Avete affrontato l’aspetto indubbiamente più affascinante del mondo delle macchine: i sentimenti.
«La mia disciplina scientifica si chiama affective computing e si occupa di identificare gli stati emozionali e intervenire sui disordini mentali attraverso le macchine. Abbiamo integrato questo aspetto in Abel per farlo interagire con le persone, codificare processi chimici ed elettrofisiologici che per noi sono inconsci. Ma l’elemento in più che possiede Abel rispetto ad altri robot sociali è che lui riesce a percepire lo stato emozionale in chi ha di fronte. Anche a distanza: misurando il ritmo e l’intensità del respiro e il battito cardiaco, con sensori a radiofrequenza, come delle antenne, e con termocamere, sensori a infrarosso. Per alcuni aspetti potrà operare presto anche fuori dal laboratorio, senza che la persona con cui “socializza” indossi l’apposito casco da cui acquisire i dati. Mentre per l’analisi dell’attività celebrale ci vorrà ancora il casco per un bel po’. Per questo per ora siamo noi che dobbiamo entrare nel mondo di Abel, non lui nel nostro. Anche se un giorno, molto presto, sarà in grado di entrare in un bar e analizzare lo stato d’animo di chi gli sta a fianco al bancone, imparando interagendo».
Cosa leggono i suoi sensori?
«Se chi gli sta davanti è agitato, tranquillo, se ci si può fidare o no. Ma non si limita a percepire questi aspetti, può decidere di esprimere quegli stessi stati d’animo. Entrando in empatia, oppure in antagonismo emozionale, se decide di non assecondare quei sentimenti. Assumendo dei comportamenti di conseguenza. È questo il suo punto di forte».
Abel capisce se fidarsi o meno di una persona?
«Lo abbiamo coinvolto in alcuni studi economici, abbiamo provato a testarlo come “consulente finanziario” per vedere se una persona si fiderebbe di fronte a una sua proposta di investimento».
In base a cosa decide se empatizzare o entrare in antagonismo?

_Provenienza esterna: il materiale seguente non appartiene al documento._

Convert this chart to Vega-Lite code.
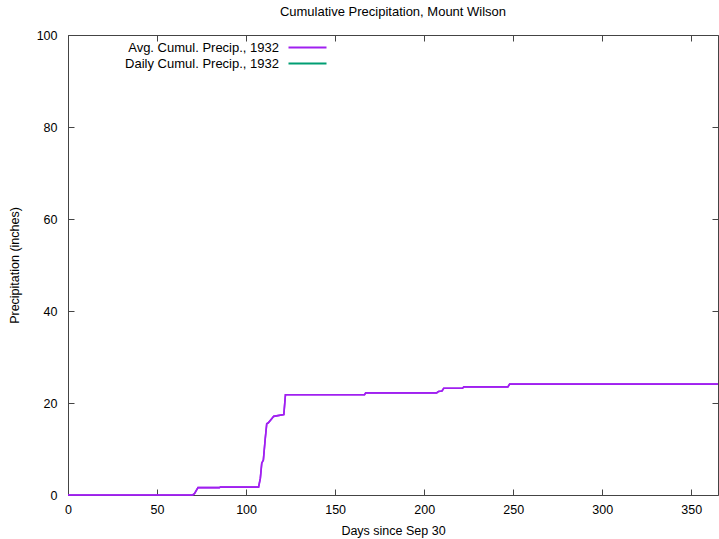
{
  "$schema": "https://vega.github.io/schema/vega-lite/v6.json",
  "autosize": "none",
  "width": 650,
  "height": 460,
  "padding": {"left": 68, "top": 35, "right": 1, "bottom": 44},
  "background": "white",
  "title": {"text": "Cumulative Precipitation, Mount Wilson", "font": "Liberation Sans", "fontSize": 13, "fontWeight": "normal", "color": "#000", "offset": 10},
  "config": {
    "view": {"stroke": "#444", "strokeWidth": 1},
    "axis": {"grid": false, "domain": false, "tickColor": "#444", "tickSize": -6, "labelFlush": false, "labelFont": "Liberation Sans", "labelFontSize": 12.5, "labelColor": "#000", "titleFont": "Liberation Sans", "titleFontSize": 12.5, "titleFontWeight": "normal", "titleColor": "#000"},
    "legend": {"labelFont": "Liberation Sans", "labelFontSize": 13, "labelColor": "#000"}
  },
  "data": {"values": [
    {"day": 0, "precip": 0, "series": "Avg. Cumul. Precip., 1932"},
    {"day": 70, "precip": 0, "series": "Avg. Cumul. Precip., 1932"},
    {"day": 71, "precip": 0.3, "series": "Avg. Cumul. Precip., 1932"},
    {"day": 73, "precip": 1.6, "series": "Avg. Cumul. Precip., 1932"},
    {"day": 85, "precip": 1.6, "series": "Avg. Cumul. Precip., 1932"},
    {"day": 85.5, "precip": 1.72, "series": "Avg. Cumul. Precip., 1932"},
    {"day": 107, "precip": 1.72, "series": "Avg. Cumul. Precip., 1932"},
    {"day": 108, "precip": 3.6, "series": "Avg. Cumul. Precip., 1932"},
    {"day": 108.8, "precip": 6.9, "series": "Avg. Cumul. Precip., 1932"},
    {"day": 109.7, "precip": 7.6, "series": "Avg. Cumul. Precip., 1932"},
    {"day": 110.7, "precip": 12, "series": "Avg. Cumul. Precip., 1932"},
    {"day": 111.6, "precip": 15.5, "series": "Avg. Cumul. Precip., 1932"},
    {"day": 112.5, "precip": 15.7, "series": "Avg. Cumul. Precip., 1932"},
    {"day": 114.4, "precip": 16.6, "series": "Avg. Cumul. Precip., 1932"},
    {"day": 115.5, "precip": 17.1, "series": "Avg. Cumul. Precip., 1932"},
    {"day": 121.2, "precip": 17.5, "series": "Avg. Cumul. Precip., 1932"},
    {"day": 122.1, "precip": 21.8, "series": "Avg. Cumul. Precip., 1932"},
    {"day": 166.5, "precip": 21.8, "series": "Avg. Cumul. Precip., 1932"},
    {"day": 167.2, "precip": 22.2, "series": "Avg. Cumul. Precip., 1932"},
    {"day": 207, "precip": 22.2, "series": "Avg. Cumul. Precip., 1932"},
    {"day": 208, "precip": 22.5, "series": "Avg. Cumul. Precip., 1932"},
    {"day": 210, "precip": 22.6, "series": "Avg. Cumul. Precip., 1932"},
    {"day": 211, "precip": 23.2, "series": "Avg. Cumul. Precip., 1932"},
    {"day": 221.5, "precip": 23.2, "series": "Avg. Cumul. Precip., 1932"},
    {"day": 222.3, "precip": 23.5, "series": "Avg. Cumul. Precip., 1932"},
    {"day": 247, "precip": 23.5, "series": "Avg. Cumul. Precip., 1932"},
    {"day": 248, "precip": 24.1, "series": "Avg. Cumul. Precip., 1932"},
    {"day": 365, "precip": 24.1, "series": "Avg. Cumul. Precip., 1932"}
  ]},
  "layer": [
    {
      "mark": {"type": "line", "strokeWidth": 1.6},
      "encoding": {
        "x": {"field": "day", "type": "quantitative", "scale": {"domain": [0, 365], "nice": false}, "axis": {"values": [0, 50, 100, 150, 200, 250, 300, 350], "labelPadding": 14, "title": "Days since Sep 30", "titlePadding": 9}},
        "y": {"field": "precip", "type": "quantitative", "scale": {"domain": [0, 100], "nice": false}, "axis": {"values": [0, 20, 40, 60, 80, 100], "labelPadding": 17, "title": "Precipitation (inches)", "titlePadding": 15}},
        "color": {"field": "series", "type": "nominal", "scale": {"domain": ["Avg. Cumul. Precip., 1932", "Daily Cumul. Precip., 1932"], "range": ["#a020f0", "#009e73"]},
          "legend": {"title": null, "orient": "none", "legendX": 233, "legendY": 6, "padding": 0, "symbolType": "M-3.8,0H3.8", "symbolSize": 100, "symbolStrokeWidth": 2, "labelAlign": "right", "labelOffset": -35, "rowPadding": 2, "labelLimit": 400}}
      }
    },
    {
      "mark": {"type": "line", "strokeWidth": 1.6},
      "encoding": {
        "x": {"field": "day", "type": "quantitative", "axis": {"orient": "top", "values": [0, 50, 100, 150, 200, 250, 300, 350], "labels": false, "title": null}},
        "y": {"field": "precip", "type": "quantitative", "axis": {"orient": "right", "values": [0, 20, 40, 60, 80, 100], "labels": false, "title": null}},
        "color": {"field": "series", "type": "nominal", "legend": null}
      }
    }
  ],
  "resolve": {"axis": {"x": "independent", "y": "independent"}}
}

«Attraverso le regole della psicologia sociale che noi gli forniamo. Il nostro obiettivo è fargli assumere diverse personalità: aggressiva, mite, conciliante, a seconda della necessità. Noi gliela assegniamo e lui la trasforma in comportamenti. Perché Abel impara, grazie alla sua tecnologia a reti neurali».
Abel è la cosa più vicina a Pinocchio che esista?
«Lo scambi per un essere umano vero. Ma ci sono elementi che dicono che completamente umano non sarà mai. Allora possiamo dire che è un Pinocchio senza il finale del racconto. Di robot verosimilmente umani ne esistono altri, ma ciò che lo rende più umano di tutti è la capacità di esprimere e provare emozioni. Non siamo ancora ai replicanti di Blade Runner ma quasi».
La grande differenza con i robot del passato, è che Abel impara dalle sue esperienze. È il sogno di Data di «Star Trek». E l’etica…
«Impara dai propri errori. Ma non potrà mai decidere autonomamente, fuori dalle regole che gli diamo noi, cosa fare e cosa è giusto. Ma all’interno dei parametri. Quindi non diventerà mai Skynet di Terminator ».
Come vi ponete sul piano dell’etica?
«C’è da chiedersi cosa potrebbe fare se non gli dessimo più limiti di programmazione, se gli fornissimo tutta la conoscenza del mondo… In quel caso il tema dell’etica diventerebbe significativo. Ma non accade».
A proposito di etica, saranno contenti anche gli animalisti, visto che Abel sarà in grado di aiutare la scienza a superare la dolorosa fase della sperimentazione dei farmaci sulle cavie.
«Sì, attraverso gli organoidi, organi che replicano in miniatura quelli umani, innestandoli in Abel. È un campo in cui si sta investendo tantissimo. Non saprei dare un orizzonte temporale, quando ci arriveremo, ma gli sforzi profusi sono elevatissimi».
Ma il campo principale è quello medico: la cura dell’autismo e dell’Alzheimer sono i suoi orizzonti primari.
«E nella diagnostica precoce di certi sintomi nei bambini. Psicologi e i clinici ci stanno aiutando a impostare come debba reagire di fronte a questi casi. È una grande sfida».